One common misconception that many students begin with is that Social Security will soon run out of money and therefore will not be there for them when they retire. “That’s just not true,” says Professor Quinn. “Even if we do nothing about the shortfall, the amount of money coming in after the mid-2030s will still be enough to fund about 75% of the Social Security obligation. We would have to cut benefits by 25 percent, and that would be very bad news, but not as bad as no Social Security at all.”

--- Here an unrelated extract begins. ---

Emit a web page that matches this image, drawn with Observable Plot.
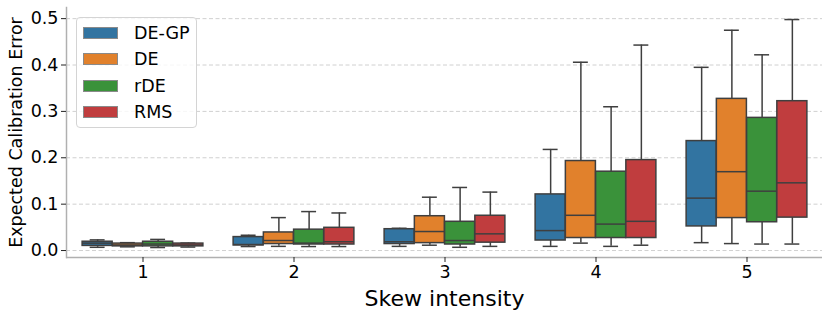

Students are surprised to find out that Social Security will cover them for the next 30-40 years in the event of severe disability or the death of a spouse. Disability insurance is a valuable part of what Social Security offers American workers before they reach retirement age. At an Academy sponsored seminar for interns in Washington this summer, participants learned that an individual between the ages of 20 and 67 has a one in three chance of experiencing a disability or death before retirement.

Another take-away for students in Professor Quinn’s class is that there are many ways to fix the anticipated Social Security shortfall. “Many economic solutions are eminently doable,” he says, “though we currently do not have the political will.”

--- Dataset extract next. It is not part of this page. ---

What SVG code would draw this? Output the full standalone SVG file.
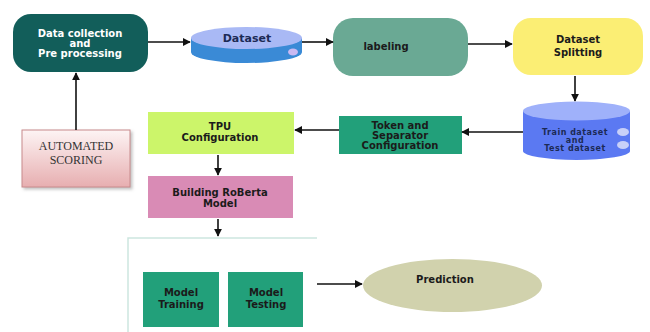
<svg xmlns="http://www.w3.org/2000/svg" width="650" height="332" viewBox="0 0 650 332">
  <defs>
    <marker id="arrow" viewBox="0 0 10 10" refX="9" refY="5" markerWidth="8" markerHeight="8" orient="auto" markerUnits="userSpaceOnUse">
      <path d="M0,0 L10,5 L0,10 z" fill="#111"/>
    </marker>
    <linearGradient id="pinkGrad" x1="0" y1="0" x2="0" y2="1">
      <stop offset="0" stop-color="#fdf4f4"/>
      <stop offset="1" stop-color="#e7aeb0"/>
    </linearGradient>
    <filter id="softShadow" x="-10%" y="-10%" width="130%" height="130%">
      <feDropShadow dx="2" dy="2" stdDeviation="1.5" flood-color="#999" flood-opacity="0.6"/>
    </filter>
  </defs>
  <style>
    .lbl { font-family: "DejaVu Sans", "Liberation Sans", sans-serif; font-weight: bold; text-anchor: middle; }
    .white { fill: #ffffff; font-size: 10px; }
    .dark { fill: #1b1b1b; font-size: 10px; }
    .navy { fill: #1c2a55; }
    .small { font-size: 8px; letter-spacing: 0.5px; }
    .serif { font-family: "Liberation Serif", "DejaVu Serif", serif; font-size: 12px; fill: #333; text-anchor: middle; }
    .conn { stroke: #111; stroke-width: 1.6; fill: none; marker-end: url(#arrow); }
  </style>

  <rect width="650" height="332" fill="#ffffff"/>

  <!-- frame around training and testing -->
  <polyline points="317,238 128,238 128,332" fill="none" stroke="#cde6df" stroke-width="1.5"/>

  <g id="data-collection">
    <rect x="13" y="14" width="135" height="58" rx="18" fill="#125e5a"/>
    <text class="lbl white" x="80" y="37">Data collection</text>
    <text class="lbl white" x="80" y="47">and</text>
    <text class="lbl white" x="80" y="57">Pre processing</text>
  </g>

  <g id="dataset">
    <path d="M191,38 L191,52 A55.5,11 0 0 0 302,52 L302,38 z" fill="#3a8ad6"/>
    <ellipse cx="246.5" cy="38" rx="55.5" ry="11" fill="#a9b9f5"/>
    <ellipse cx="293" cy="52" rx="5" ry="3.5" fill="#c9b9f2"/>
    <text class="lbl navy" x="247" y="42" font-size="11">Dataset</text>
  </g>

  <g id="labeling">
    <rect x="333" y="18" width="135" height="58" rx="20" fill="#6aa994"/>
    <text class="lbl dark" x="386" y="50">labeling</text>
  </g>

  <g id="dataset-splitting">
    <rect x="513" y="18" width="130" height="57" rx="18" fill="#fbee74"/>
    <text class="lbl dark" x="578" y="43">Dataset</text>
    <text class="lbl dark" x="578" y="56">Splitting</text>
  </g>

  <g id="train-test">
    <path d="M523,111 L523,151 A53.5,9 0 0 0 630,151 L630,111 z" fill="#5b79f2"/>
    <ellipse cx="576.5" cy="111" rx="53.5" ry="9.5" fill="#9fb1fa"/>
    <ellipse cx="623" cy="132" rx="6" ry="4" fill="#c8d0f8"/>
    <ellipse cx="623" cy="145" rx="6" ry="4" fill="#c8d0f8"/>
    <text class="lbl navy small" x="575" y="134.5">Train dataset</text>
    <text class="lbl navy small" x="575" y="142.5">and</text>
    <text class="lbl navy small" x="575" y="150.5">Test dataset</text>
  </g>

  <g id="token-config">
    <rect x="339" y="116" width="123" height="38" fill="#22a07a"/>
    <text class="lbl dark" x="400" y="129" font-size="9.5">Token and</text>
    <text class="lbl dark" x="400" y="139" font-size="9.5">Separator</text>
    <text class="lbl dark" x="400" y="149" font-size="9.5">Configuration</text>
  </g>

  <g id="tpu-config">
    <rect x="148" y="112" width="146" height="42" fill="#ccf56a"/>
    <text class="lbl dark" x="220" y="130">TPU</text>
    <text class="lbl dark" x="220" y="141" font-size="11">Configuration</text>
  </g>

  <g id="building-roberta">
    <rect x="148" y="176" width="145" height="42" fill="#d98bb5"/>
    <text class="lbl dark" x="220" y="195.5">Building RoBerta</text>
    <text class="lbl dark" x="220" y="207">Model</text>
  </g>

  <g id="model-training">
    <rect x="143" y="272" width="76" height="55" fill="#22a07a"/>
    <text class="lbl dark" x="181" y="295.5">Model</text>
    <text class="lbl dark" x="181" y="307.5">Training</text>
  </g>

  <g id="model-testing">
    <rect x="228" y="272" width="75" height="55" fill="#22a07a"/>
    <text class="lbl dark" x="266" y="295.5">Model</text>
    <text class="lbl dark" x="266" y="307.5">Testing</text>
  </g>

  <g id="prediction">
    <ellipse cx="452.5" cy="285.5" rx="89.5" ry="26.5" fill="#d1d2ad"/>
    <text class="lbl dark" x="445" y="282.5">Prediction</text>
  </g>

  <g id="automated-scoring">
    <rect x="22" y="130" width="108" height="57" fill="url(#pinkGrad)" stroke="#c88a8c" stroke-width="1" filter="url(#softShadow)"/>
    <text class="serif" x="76" y="149.5">AUTOMATED</text>
    <text class="serif" x="76" y="163.5">SCORING</text>
  </g>

  <g id="connectors">
    <line class="conn" x1="148" y1="42" x2="190" y2="42"/>
    <line class="conn" x1="302" y1="42" x2="333" y2="42"/>
    <line class="conn" x1="468" y1="44" x2="512" y2="44"/>
    <line class="conn" x1="575" y1="76" x2="575" y2="101"/>
    <line class="conn" x1="523" y1="132" x2="462" y2="132"/>
    <line class="conn" x1="339" y1="130" x2="295" y2="130"/>
    <line class="conn" x1="218" y1="155" x2="218" y2="175"/>
    <line class="conn" x1="218" y1="219" x2="218" y2="236"/>
    <line class="conn" x1="317" y1="284" x2="362" y2="284"/>
    <line class="conn" x1="76" y1="130" x2="76" y2="73"/>
  </g>
</svg>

The challenges facing Social Security are frequently addressed by Academy Members in talks in Washington and around the country. Stephen Goss, chief actuary of the Social Security Administration, recently spoke at the Social Security Intern Academy in D.C.  Henry Aaron, a senior fellow at the Brookings Institution, went to Chicago to talk to community leaders about ways Social Security, America's most popular and important domestic program, can achieve long-term financial balance. The Academy has also been addressing concerns about independent workers (those in the “gig” economy) who face workplace risks without the benefits of social insurance offered to traditional employees and with gaps in their participation that can impact their retirement.

About Joseph Quinn

Joseph F. Quinn is a Founding Member of the National Academy of Social Insurance. He served on the Academy’s Board of Directors (2002-2010), on the Executive Committee (2004-2009), and as Vice President (2007-2009).

Professor Quinn teaches economics at Boston College. He served as the Interim Provost during AY2013-2014 and as the Dean of the College of Arts and Sciences from 1999 to 2007. He co-chaired the Technical Panel on Trends and Issues in Retirement Savings for President Clinton's 1994-1995 Social Security Advisory Council. He has published extensively, including articles on the economics of aging, the determinants of the individual retirement decision, trends in the work and retirement patterns of older Americans, and Social Security reform.

He is a member of the (Massachusetts) Governor’s Council on Healthy Aging, Employment Working Group, and has served on many other advisory boards. Professor Quinn has also taught at the University of New South Wales in Sydney, Australia, the Graduate School of Public Policy at the University of California at Berkeley, and the Institute for Research on Poverty at the University of Wisconsin in Madison. He received his Ph.D. from the Massachusetts Institute of Technology.